For skins that track extra info about malloc'd blocks -- previously done with
ShadowChunks -- there is a new file vg_hashtable.c that implements a
generic-ish hash table (using dodgy C-style inheritance using struct overlays)
which allows skins to continue doing this fairly easily.

Skins can also replace other functions too, eg. Memcheck has its own versions
of strcpy(), memcpy(), etc.

Overall, it's slightly more work now for skins that need to replace malloc(),
but other skins don't have to use Valgrind's malloc(), so they're getting a
"purer" program run, which is good, and most of the remaining rough edges from
the core/skin split have been removed.

-----------------------------------------------------------------------------
details
-----------------------------------------------------------------------------
Moved malloc() et al intercepts from vg_clientfuncs.c into vg_replace_malloc.c.
Skins can link to it if they want to replace malloc() and friends;  it does
some stuff then passes control to SK_(malloc)() et al which the skin must
define.  They can call VG_(cli_malloc)() and VG_(cli_free)() to do the actual
allocation/deallocation.  Redzone size for the client (the CLIENT arena) is
specified by the static variable VG_(vg_malloc_redzone_szB).
vg_replace_malloc.c thus represents a kind of "mantle" level service.

To get automake to build vg_replace_malloc.o, had to resort to a similar trick
as used for the demangler -- ask for a "no install" library (which is never
used) to be built from it.

Note that all malloc, calloc, realloc, builtin_new, builtin_vec_new, memalign
are now aware of --alignment, when running on simd CPU or real CPU.

This means the new_mem_heap, die_mem_heap, copy_mem_heap and ban_mem_heap
events no longer exist, since the core doesn't control malloc() any more, and
skins can watch for these events themselves.
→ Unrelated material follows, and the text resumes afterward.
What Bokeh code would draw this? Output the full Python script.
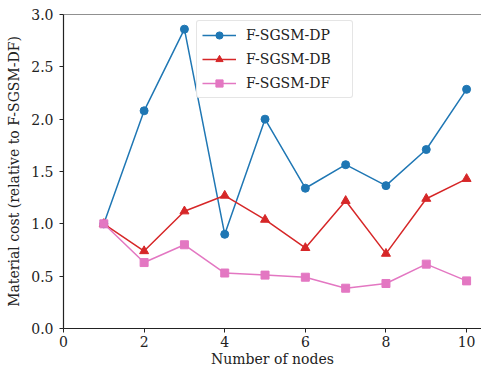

This required moving all the ShadowChunk stuff out of the core, which meant
the sizeof_shadow_block ``need'' could be removed, yay -- it was a horrible
hack.  Now ShadowChunks are done with a generic HashTable type, in
vg_hashtable.c, which skins can "inherit from" (in a dodgy C-only fashion by
using structs with similar layouts).  Also, the free_list stuff was all moved
as a part of this.  Also, VgAllocKind was moved out of core into
Memcheck/Addrcheck and renamed MAC_AllocKind.

Moved these options out of core into vg_replace_malloc.c:
    --trace-malloc
    --sloppy-malloc
    --alignment

The alternative_free ``need'' could go, too, since Memcheck is now in complete
control of free(), yay -- another horribility.

The bad_free and free_mismatch events could go too, since they're now not
detected by core, yay -- yet another horribility.

Moved malloc() et al wrappers for Memcheck out of vg_clientmalloc.c into
mac_malloc_wrappers.c.  Helgrind has its own wrappers now too.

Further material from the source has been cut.